Many years ago, I can remember that the weatherman on television would give us a forecast for the next day, and he'd make his blunt prediction that it was going to rain or shine. That was it; you had his prediction, and he turned out either to be wrong or right. A couple of decades ago, this changed, and the weatherman started giving us percentage chances of rain. If he says there is a ninety percent chance of rain, you make your decision accordingly about whether to take the umbrella, and if it doesn't rain, the weatherman wasn't wrong; it was just that other ten percent chance creeping through. We take predictions about the weather, and stocks, and countless other things for granted, but that we can predict the future and take such predictions seriously represents a philosophical shift based on pure and applied mathematics. Keith Devlin wants us non-mathematicians to understand how important this shift was, and how it got started from a letter from one mathematician to another written on 24 August 1654. In _The Unfinished Game: Pascal, Fermat, and the Seventeenth-Century Letter That Made the World Modern_ (Basic Books), Devlin has given a quick history of the beginning of probability theory, and more important, has shown how the mathematics was done and how it really did change everyone's outlook on the way the world works. Devlin, well known as "The Math Guy" on National Public Radio who tries to make complicated mathematical ideas understandable for the rest of us, does much the same thing here, making complicated and sometimes counterintuitive mathematical themes understandable, and even more important, relevant.

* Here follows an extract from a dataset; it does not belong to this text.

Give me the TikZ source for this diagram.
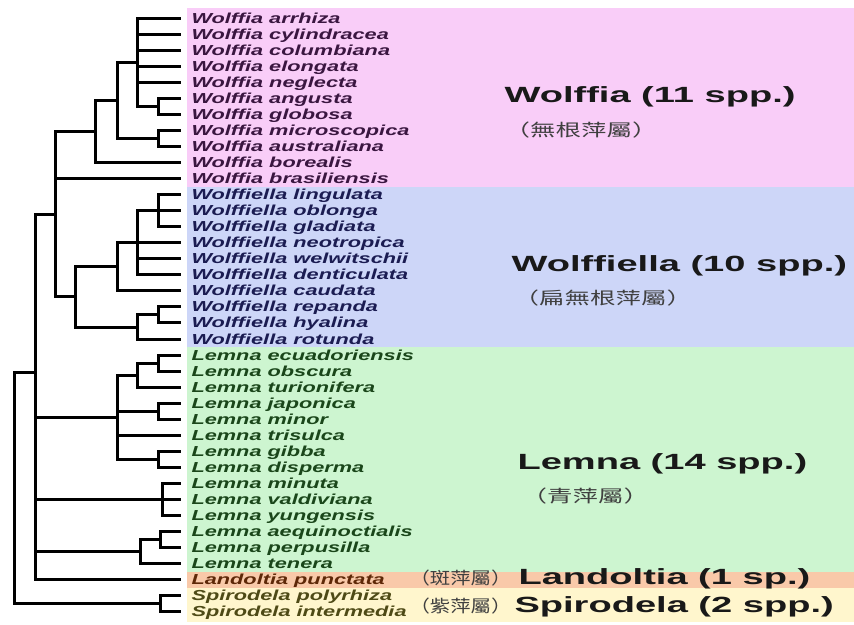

Before the letter, Devlin says, scholars and even leading mathematicians believed that any attempt to predict the likelihood of future events was futile; the future was known by God alone. Gamblers would particularly have liked to have predicted the future, and Pascal and Fermat were taking on a gambling problem: Two players are betting on a game in which they are going to toss a coin five times, and the one who calls the most tosses correctly wins a pot. What happens if the game gets interrupted before the fifth toss? How should they divide the pot? It is a matter of examining the possible outcomes, figuring the odds of each, calculating the chance each player would have had of winning if the game had continued, and dividing the pot according to their respective odds. The problem is not complicated (looking back on it!), but it required subtle reasoning. At no point did they attempt to solve the problem empirically, tossing coins for many simulated games to find out how often each outcome might happen; this was an effort of pure mathematics, applied to a real-world problem.
Neither Pascal nor Fermat could have known how real-world it was. For them it was a puzzle, a bit of mathematics inspired by gambling. What they were laying down, though, was the basics of risk management, and directly because of their correspondence, people started behaving in different ways. Within only a few decades, the solution to the unfinished game was being applied to life-expectancy calculations, and the business of selling life annuities began. Such calculations and such businesses are still going on, with insurance being sold on far more than just people's lives. Engineers can calculate risk of bridges or airplanes falling down. Quantifying risks means that investors can calculate expected gain, or that pharmaceutical companies can compare different drugs. And of course, back to gambling, casinos know just how much they can expect to make for every dollar wagered, and they can mathematically plan on that outcome. There is still randomness; no one knows exactly what tomorrow will bring. Devlin's clearly-written and entertaining book, however, shows that the intellectual effort of two mathematical giants enabled us to quantify what might happen, and to plan accordingly. The future would never be the same.